We examined data from more than 115,000 resumes and found that on average women move 318 miles from their college for their first jobs, while men move 370 miles.
This amounts to an almost 16 percent difference in moves for first jobs between the genders, which amounts to a search radius that’s 52 miles broader. If that doesn’t seem like a lot at first, for a jobseeker in Philadelphia that amounts to 3,873,908 more jobs.
Because this was such a drastic difference, we considered our data set and broke it down into the different majors to see if certain job types were skewing the results. We excluded majors that didn’t have at least ten statistical observations and plotted the data again.

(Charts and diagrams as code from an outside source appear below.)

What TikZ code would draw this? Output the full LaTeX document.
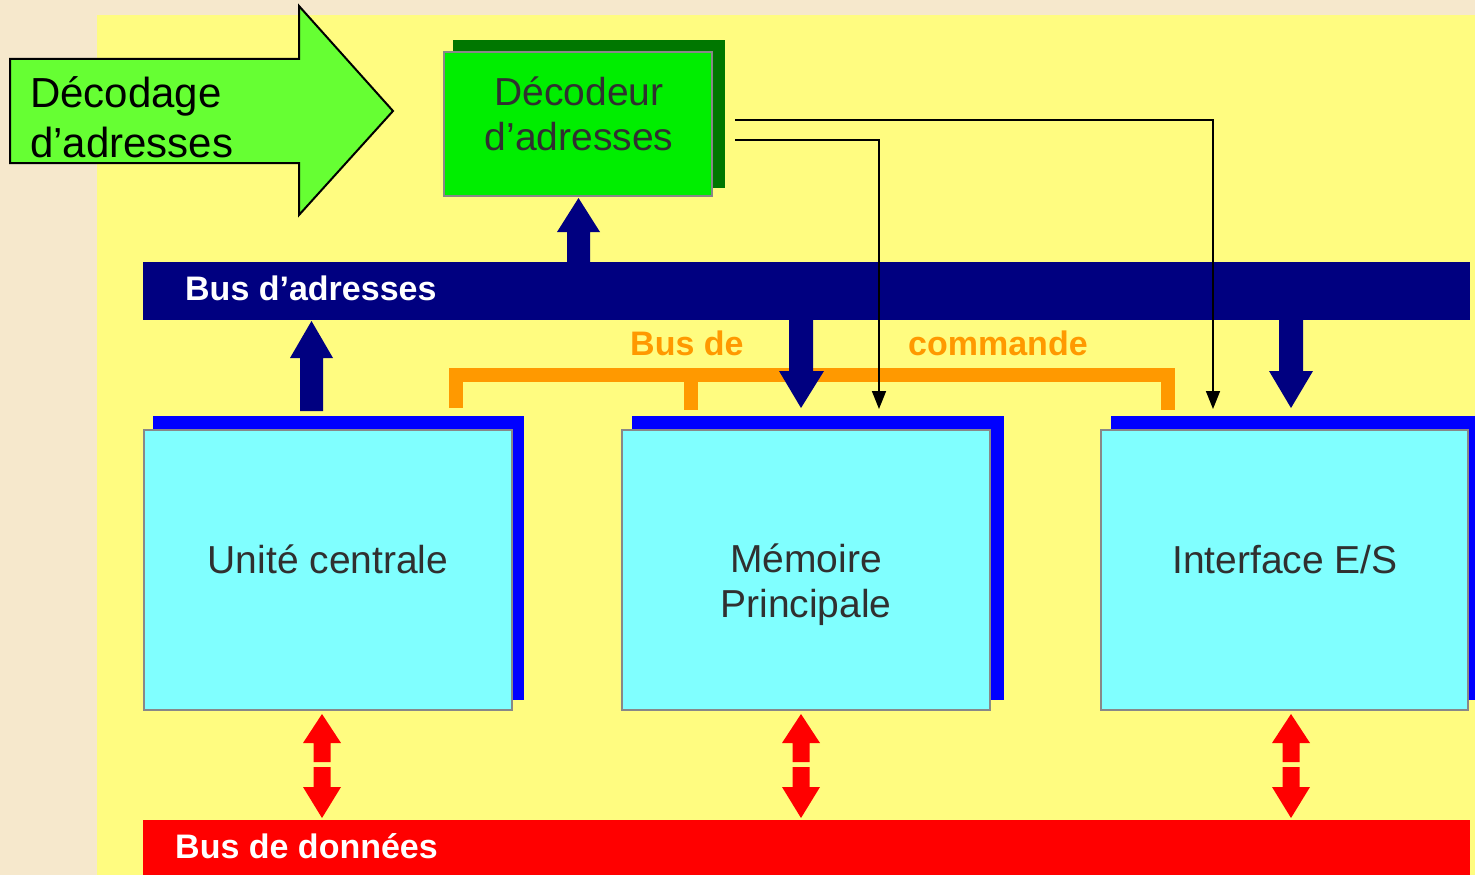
\documentclass[tikz,border=0pt]{standalone}
\usepackage{fontspec}
\setmainfont{Liberation Sans}
\usetikzlibrary{arrows.meta}
\definecolor{bgbeige}{RGB}{246,232,204}
\definecolor{panel}{RGB}{255,252,128}
\definecolor{arrowgreen}{RGB}{102,255,51}
\definecolor{decgreen}{RGB}{0,238,0}
\definecolor{decshadow}{RGB}{0,119,0}
\definecolor{boxcyan}{RGB}{128,255,255}
\definecolor{shadowblue}{RGB}{0,0,255}
\definecolor{navybus}{RGB}{0,0,128}
\definecolor{cmdorange}{RGB}{255,153,0}
\definecolor{datared}{RGB}{255,0,0}
\definecolor{textgray}{RGB}{48,48,48}
\definecolor{edgegray}{RGB}{136,136,136}
\tikzset{
  shadowrect/.style={inner sep=0pt, outer sep=0pt, anchor=north west, draw=none},
  mainrect/.style={inner sep=0pt, outer sep=0pt, anchor=north west, draw=edgegray, line width=1.5pt},
  bigtext/.style={inner sep=0pt, anchor=base, text=textgray, font=\fontsize{39}{45}\selectfont},
  bustext/.style={inner sep=0pt, anchor=base west, font=\fontsize{34}{40}\selectfont\bfseries},
  arrowtext/.style={inner sep=0pt, anchor=base west, text=black, font=\fontsize{42}{50}\selectfont},
  thinarrow/.style={draw=black, line width=1.6pt, -{Triangle[width=14pt,length=18pt]}},
}
\begin{document}
\begin{tikzpicture}[x=1pt,y=-1pt]
\useasboundingbox (0,0) rectangle (1475,875);
\fill[bgbeige] (0,0) rectangle (1475,875);
\fill[panel] (97,15) rectangle (1475,875);

% big green arrow
\filldraw[fill=arrowgreen, draw=black, line width=2pt, line join=miter]
  (10,59) -- (299,59) -- (299,6) -- (393,111) -- (299,215) -- (299,163) -- (10,163) -- cycle;
\node[arrowtext] (lab1) at (30,107) {Décodage};
\node[arrowtext] (lab2) at (30,157) {d’adresses};

% decoder box
\node[shadowrect, fill=decshadow, minimum width=272pt, minimum height=148pt] (decsh) at (453,40) {};
\node[mainrect, fill=decgreen, minimum width=268pt, minimum height=144pt] (dec) at (444,52) {};
\node[bigtext] (dect1) at (579,105) {Décodeur};
\node[bigtext] (dect2) at (579,150) {d’adresses};

% address bus
\node[shadowrect, fill=navybus, minimum width=1327pt, minimum height=58pt] (abus) at (143,262) {};
\node[bustext, text=white] (abust) at (185,300) {Bus d’adresses};

% data bus
\node[shadowrect, fill=datared, minimum width=1327pt, minimum height=56pt] (dbus) at (143,820) {};
\node[bustext, text=white] (dbust) at (175,858) {Bus de données};

% command bus bracket
\fill[cmdorange] (449,368) rectangle (1175,382);
\fill[cmdorange] (449,368) rectangle (463,408);
\fill[cmdorange] (684,380) rectangle (698,410);
\fill[cmdorange] (1161,368) rectangle (1175,410);
\node[bustext, text=cmdorange] (cbus1) at (630,355) {Bus de};
\node[bustext, text=cmdorange] (cbus2) at (908,355) {commande};

% three main boxes
\node[shadowrect, fill=shadowblue, minimum width=371pt, minimum height=284pt] (cpush) at (153,416) {};
\node[mainrect, fill=boxcyan, minimum width=368pt, minimum height=280pt] (cpu) at (144,430) {};
\node[shadowrect, fill=shadowblue, minimum width=372pt, minimum height=284pt] (memsh) at (632,416) {};
\node[mainrect, fill=boxcyan, minimum width=368pt, minimum height=280pt] (mem) at (622,430) {};
\node[shadowrect, fill=shadowblue, minimum width=370pt, minimum height=284pt] (iosh) at (1111,416) {};
\node[mainrect, fill=boxcyan, minimum width=367pt, minimum height=280pt] (io) at (1101,430) {};

\node[bigtext] (cput) at (328,573) {Unité centrale};
\node[bigtext] (memt1) at (806,572) {Mémoire};
\node[bigtext] (memt2) at (806,617) {Principale};
\node[bigtext] (iot) at (1285,573) {Interface E/S};

% navy block arrows
\fill[navybus] (567,263) -- (567,232) -- (557,232) -- (578.5,198) -- (600,232) -- (590,232) -- (590,263) -- cycle;
\fill[navybus] (300,411) -- (300,358) -- (290,358) -- (311.5,321) -- (333,358) -- (323,358) -- (323,411) -- cycle;
\fill[navybus] (789,319) -- (789,371) -- (779,371) -- (801,408) -- (824,371) -- (813,371) -- (813,319) -- cycle;
\fill[navybus] (1279,319) -- (1279,371) -- (1269,371) -- (1291,408) -- (1313,371) -- (1303,371) -- (1303,319) -- cycle;

% red double arrows
\foreach \cx in {322,801,1291}{
  \fill[datared] (\cx,714) -- (\cx+19,743) -- (\cx+8.5,743) -- (\cx+8.5,762) -- (\cx-8.5,762) -- (\cx-8.5,743) -- (\cx-19,743) -- cycle;
  \fill[datared] (\cx,818) -- (\cx+19,787) -- (\cx+8.5,787) -- (\cx+8.5,767) -- (\cx-8.5,767) -- (\cx-8.5,787) -- (\cx-19,787) -- cycle;
}

% thin select lines from the decoder
\coordinate (o1) at (735,120);
\coordinate (o2) at (735,140);
\coordinate (ioin) at (1213,409);
\coordinate (memin) at (879,409);
\draw[thinarrow] (o1) -| (ioin);
\draw[thinarrow] (o2) -| (memin);
\end{tikzpicture}
\end{document}
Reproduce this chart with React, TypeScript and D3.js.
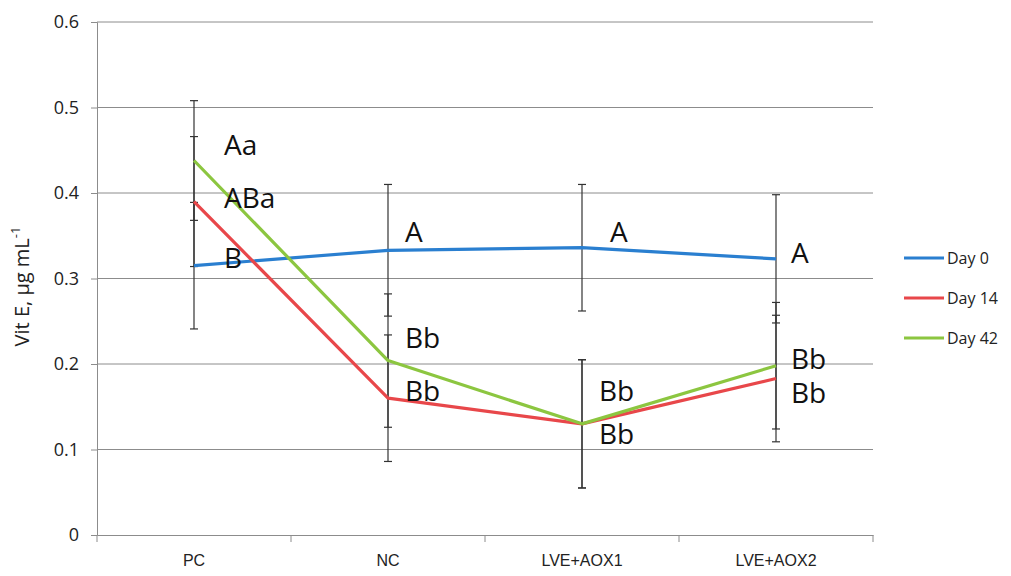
import { useEffect, useRef } from "react";
import * as d3 from "d3";

// categories and series
const categories = ["PC", "NC", "LVE+AOX1", "LVE+AOX2"];
const seriesNames = ["Day 0", "Day 14", "Day 42"];
const seriesColors = ["#2A7FD0", "#E8474A", "#8CC640"];
const day0 = [0.315, 0.333, 0.336, 0.323];
const day14 = [0.39, 0.16, 0.13, 0.183];
const day42 = [0.438, 0.204, 0.13, 0.198];
const err0 = [0.074, 0.077, 0.074, 0.075];
const err14 = [0.076, 0.074, 0.075, 0.074];
const err42 = [0.07, 0.078, 0.075, 0.074];
const yTicks = [0, 0.1, 0.2, 0.3, 0.4, 0.5, 0.6];

// significance letters: [text, category index, value at baseline]
const letters: [string, number, number][] = [
  ["Aa", 0, 0.445],
  ["ABa", 0, 0.383],
  ["B", 0, 0.312],
  ["A", 1, 0.343],
  ["Bb", 1, 0.219],
  ["Bb", 1, 0.157],
  ["A", 2, 0.343],
  ["Bb", 2, 0.157],
  ["Bb", 2, 0.107],
  ["A", 3, 0.318],
  ["Bb", 3, 0.194],
  ["Bb", 3, 0.154],
];
const letterDx = [30, 30, 30, 17, 17, 17, 28, 17, 17, 15, 15, 15];

const App = () => {
  const svgRef = useRef<SVGSVGElement | null>(null);

  useEffect(() => {
    const width = 1011;
    const height = 576;
    const margin = { top: 22, right: 138, bottom: 41, left: 97 };
    const svg = d3.select(svgRef.current);
    svg.selectAll("*").remove();

    const x = d3
      .scaleBand()
      .domain(categories)
      .range([margin.left, width - margin.right]);
    const y = d3
      .scaleLinear()
      .domain([0, 0.6])
      .range([height - margin.bottom, margin.top]);
    const cx = (i: number) => (x(categories[i]) as number) + x.bandwidth() / 2;

    const font = "'Open Sans', 'Noto Sans', sans-serif";
    const gridColor = "#8c8c8c";

    // gridlines
    svg
      .append("g")
      .selectAll("line")
      .data(yTicks.slice(1))
      .enter()
      .append("line")
      .attr("x1", margin.left)
      .attr("x2", width - margin.right)
      .attr("y1", (d) => y(d))
      .attr("y2", (d) => y(d))
      .attr("stroke", gridColor)
      .attr("stroke-width", 1);

    // y axis
    const yAxis = svg
      .append("g")
      .attr("transform", `translate(${margin.left},0)`)
      .call(
        d3
          .axisLeft(y)
          .tickValues(yTicks)
          .tickSize(6)
          .tickPadding(12)
          .tickFormat((d) => (d === 0 ? "0" : d3.format(".1f")(d as number)))
      );
    yAxis.select(".domain").attr("stroke", gridColor);
    yAxis.selectAll(".tick line").attr("stroke", gridColor);
    yAxis
      .selectAll("text")
      .attr("font-family", font)
      .attr("font-size", 18)
      .attr("fill", "#222");

    // x axis
    const xAxis = svg
      .append("g")
      .attr("transform", `translate(0,${height - margin.bottom})`)
      .call(d3.axisBottom(x).tickSize(0).tickPadding(20));
    xAxis.select(".domain").attr("stroke", gridColor);
    xAxis
      .selectAll("text")
      .attr("font-family", "'Liberation Sans Narrow', 'Liberation Sans', sans-serif")
      .attr("font-size", 16)
      .attr("fill", "#222");
    xAxis
      .selectAll(".sep")
      .data(d3.range(categories.length + 1))
      .enter()
      .append("line")
      .attr("x1", (i) => margin.left + i * x.bandwidth())
      .attr("x2", (i) => margin.left + i * x.bandwidth())
      .attr("y1", 0)
      .attr("y2", 7)
      .attr("stroke", gridColor);

    // y axis title
    const title = svg
      .append("text")
      .attr("transform", `translate(29,${(margin.top + height - margin.bottom) / 2 + 8}) rotate(-90)`)
      .attr("text-anchor", "middle")
      .attr("font-family", font)
      .attr("font-size", 20)
      .attr("fill", "#222");
    title.append("tspan").text("Vit E, µg mL");
    title.append("tspan").attr("dy", -9).attr("font-size", 13).text("-1");

    const seriesValues = [day0, day14, day42];
    const seriesErr = [err0, err14, err42];

    // error bars
    const errG = svg.append("g").attr("stroke", "#333").attr("stroke-width", 1.2);
    seriesValues.forEach((vals, s) => {
      vals.forEach((v, i) => {
        const e = seriesErr[s][i];
        const px = cx(i);
        errG
          .append("line")
          .attr("x1", px)
          .attr("x2", px)
          .attr("y1", y(v - e))
          .attr("y2", y(v + e));
        [v - e, v + e].forEach((c) => {
          errG
            .append("line")
            .attr("x1", px - 4)
            .attr("x2", px + 4)
            .attr("y1", y(c))
            .attr("y2", y(c));
        });
      });
    });

    // lines
    const line = d3
      .line<number>()
      .x((_, i) => cx(i))
      .y((d) => y(d));
    seriesValues.forEach((vals, s) => {
      svg
        .append("path")
        .datum(vals)
        .attr("d", line)
        .attr("fill", "none")
        .attr("stroke", seriesColors[s])
        .attr("stroke-width", 3.2)
        .attr("stroke-linejoin", "round");
    });

    // letters
    svg
      .append("g")
      .selectAll("text")
      .data(letters)
      .enter()
      .append("text")
      .attr("x", (d, k) => cx(d[1]) + letterDx[k])
      .attr("y", (d) => y(d[2]))
      .attr("font-family", font)
      .attr("font-size", 28)
      .attr("fill", "#111")
      .text((d) => d[0]);

    // legend
    const legend = svg.append("g").attr("transform", "translate(904,258)");
    seriesNames.forEach((name, s) => {
      const g = legend.append("g").attr("transform", `translate(0,${s * 40})`);
      g.append("line")
        .attr("x1", 0)
        .attr("x2", 40)
        .attr("stroke", seriesColors[s])
        .attr("stroke-width", 3.2);
      g.append("text")
        .attr("x", 43)
        .attr("y", 6)
        .attr("font-family", font)
        .attr("font-size", 16)
        .attr("fill", "#222")
        .text(name);
    });
  }, []);

  return (
    <svg
      ref={svgRef}
      width={1011}
      height={576}
      style={{ position: "absolute", left: 0, top: 0, background: "#fff" }}
    />
  );
};

export default App;
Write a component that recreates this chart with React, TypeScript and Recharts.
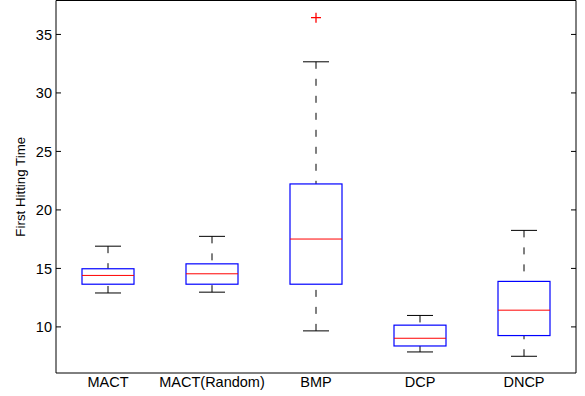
import React from 'react';
import { ComposedChart, Bar, Scatter, XAxis, YAxis, ReferenceLine } from 'recharts';

const categories = ['MACT', 'MACT(Random)', 'BMP', 'DCP', 'DNCP'];
const lowerWhisker = [12.9, 12.97, 9.66, 7.86, 7.49];
const q1 = [13.65, 13.65, 13.65, 8.37, 9.26];
const median = [14.4, 14.54, 17.51, 9.03, 11.43];
const q3 = [14.97, 15.39, 22.22, 10.15, 13.89];
const upperWhisker = [16.9, 17.74, 32.66, 10.98, 18.25];
const outliers: (number | null)[] = [null, null, 36.43, null, null];
const yTicks = [10, 15, 20, 25, 30, 35];
const yDomain = [6.06, 37.9];

const data = categories.map((name, i) => ({
  name,
  lo: lowerWhisker[i],
  q1: q1[i],
  med: median[i],
  q3: q3[i],
  hi: upperWhisker[i],
  outlier: outliers[i],
}));

const FONT = '"Liberation Sans", Arial, Helvetica, sans-serif';

const BoxShape = (props: any) => {
  const { x, y, width, height, payload } = props;
  if (payload == null || !isFinite(y) || !isFinite(height)) return null;
  const { lo, hi } = payload;
  const py = (v: number) => y + (height * (hi - v)) / (hi - lo);
  const cx = x + width / 2;
  const capHalf = width / 4;
  const yq1 = py(payload.q1);
  const yq3 = py(payload.q3);
  const ymed = py(payload.med);
  const yhi = py(hi);
  const ylo = py(lo);
  return (
    <g>
      <line x1={cx} x2={cx} y1={yhi} y2={yq3} stroke="#000" strokeWidth={1} strokeDasharray="7 10" />
      <line x1={cx} x2={cx} y1={ylo} y2={yq1} stroke="#000" strokeWidth={1} strokeDasharray="7 10" />
      <line x1={cx - capHalf} x2={cx + capHalf} y1={yhi} y2={yhi} stroke="#000" strokeWidth={1} />
      <line x1={cx - capHalf} x2={cx + capHalf} y1={ylo} y2={ylo} stroke="#000" strokeWidth={1} />
      <rect x={x} y={yq3} width={width} height={yq1 - yq3} fill="none" stroke="#0000ff" strokeWidth={1.2} />
      <line x1={x} x2={x + width} y1={ymed} y2={ymed} stroke="#ff0000" strokeWidth={1} />
    </g>
  );
};

const PlusShape = (props: any) => {
  const { cx, cy, payload } = props;
  if (!payload || payload.outlier == null || !isFinite(cx) || !isFinite(cy)) return null;
  return (
    <g>
      <line x1={cx - 5} x2={cx + 5} y1={cy} y2={cy} stroke="#ff0000" strokeWidth={1.3} />
      <line x1={cx} x2={cx} y1={cy - 5} y2={cy + 5} stroke="#ff0000" strokeWidth={1.3} />
    </g>
  );
};

const LeftTick = (props: any) => {
  const { x, y, payload } = props;
  return (
    <g>
      <line x1={x} x2={x + 5} y1={y} y2={y} stroke="#000" strokeWidth={1} />
      <text x={x - 4} y={y} dy="0.36em" textAnchor="end" fontFamily={FONT} fontSize={14.5} fill="#000">
        {payload.value}
      </text>
    </g>
  );
};

const RightTick = (props: any) => {
  const { x, y } = props;
  return <line x1={x - 5} x2={x} y1={y} y2={y} stroke="#000" strokeWidth={1} />;
};

const BottomTick = (props: any) => {
  const { x, y, payload } = props;
  return (
    <text x={x} y={y + 14} textAnchor="middle" fontFamily={FONT} fontSize={14.5} fill="#000">
      {payload.value}
    </text>
  );
};

const YLabel = (props: any) => {
  const vb = props.viewBox || {};
  const cy = (vb.y ?? 0) + (vb.height ?? 0) / 2;
  const lx = (vb.x ?? 0) + 20;
  return (
    <text
      x={lx}
      y={cy}
      transform={`rotate(-90 ${lx} ${cy})`}
      textAnchor="middle"
      dominantBaseline="central"
      fontFamily={FONT}
      fontSize={13.3}
      fill="#000"
    >
      First Hitting Time
    </text>
  );
};

export default function App() {
  return (
    <div style={{ position: 'absolute', left: 0, top: 0, width: 585, height: 396, background: '#fff' }}>
      <ComposedChart
        width={585}
        height={396}
        data={data}
        margin={{ top: 0.5, right: 0, bottom: 0, left: 0 }}
      >
        <XAxis
          dataKey="name"
          type="category"
          tickLine={false}
          tickSize={0}
          tickMargin={0}
          tick={<BottomTick />}
          axisLine={{ stroke: '#000', strokeWidth: 1 }}
          height={23}
        />
        <YAxis
          yAxisId="left"
          orientation="left"
          type="number"
          domain={yDomain}
          ticks={yTicks}
          allowDataOverflow
          width={56}
          tickLine={false}
          tickSize={0}
          tickMargin={0}
          tick={<LeftTick />}
          axisLine={{ stroke: '#000', strokeWidth: 1 }}
          label={<YLabel />}
        />
        <YAxis
          yAxisId="right"
          orientation="right"
          type="number"
          domain={yDomain}
          ticks={yTicks}
          allowDataOverflow
          width={9}
          tickLine={false}
          tickSize={0}
          tickMargin={0}
          tick={<RightTick />}
          axisLine={{ stroke: '#000', strokeWidth: 1 }}
        />
        <ReferenceLine yAxisId="left" y={yDomain[1]} stroke="#000" strokeWidth={1} ifOverflow="visible" />
        <Bar
          yAxisId="left"
          dataKey={(d: any) => [d.lo, d.hi]}
          barSize={52}
          shape={<BoxShape />}
          isAnimationActive={false}
        />
        <Scatter yAxisId="left" dataKey="outlier" shape={<PlusShape />} isAnimationActive={false} />
      </ComposedChart>
    </div>
  );
}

This didn’t have a significant effect: men travel more for their first jobs across most majors, even for traditionally female-dominated majors like nursing and teaching
gender pay
One thing we noticed when plotting the data was that while men traveled more for the stereotypically feminine majors, women also seemed to travel more for certain science, technical, engineering and math degrees — like biomedical science and applied mathematics.
We thought there might be something to that, but when we broke it into STEM-only majors and plotted the data, men still move on average more for STEM first jobs than women — but not as much further for STEM vs. non-STEM.
This leads us to draw a correlation between the distance men are willing to travel for their jobs and their higher incomes, which persist despite narrowing trends. However, this does not explain away the issue of gender pay discrimination.
There’s a strong argument to be made that women do not travel as far for first jobs because they accept the first strong offer they get — the job market is riskier for them and turning down an offer might mean not getting a career in their field.
The fact that women in male-dominated fields move further reinforces this, as they are more cognizant of the fact that they will face an uphill battle in their industries. Men may travel farther for their first jobs (and potentially make more because of this), but it may be because of their perceived security in job selection selectiveness.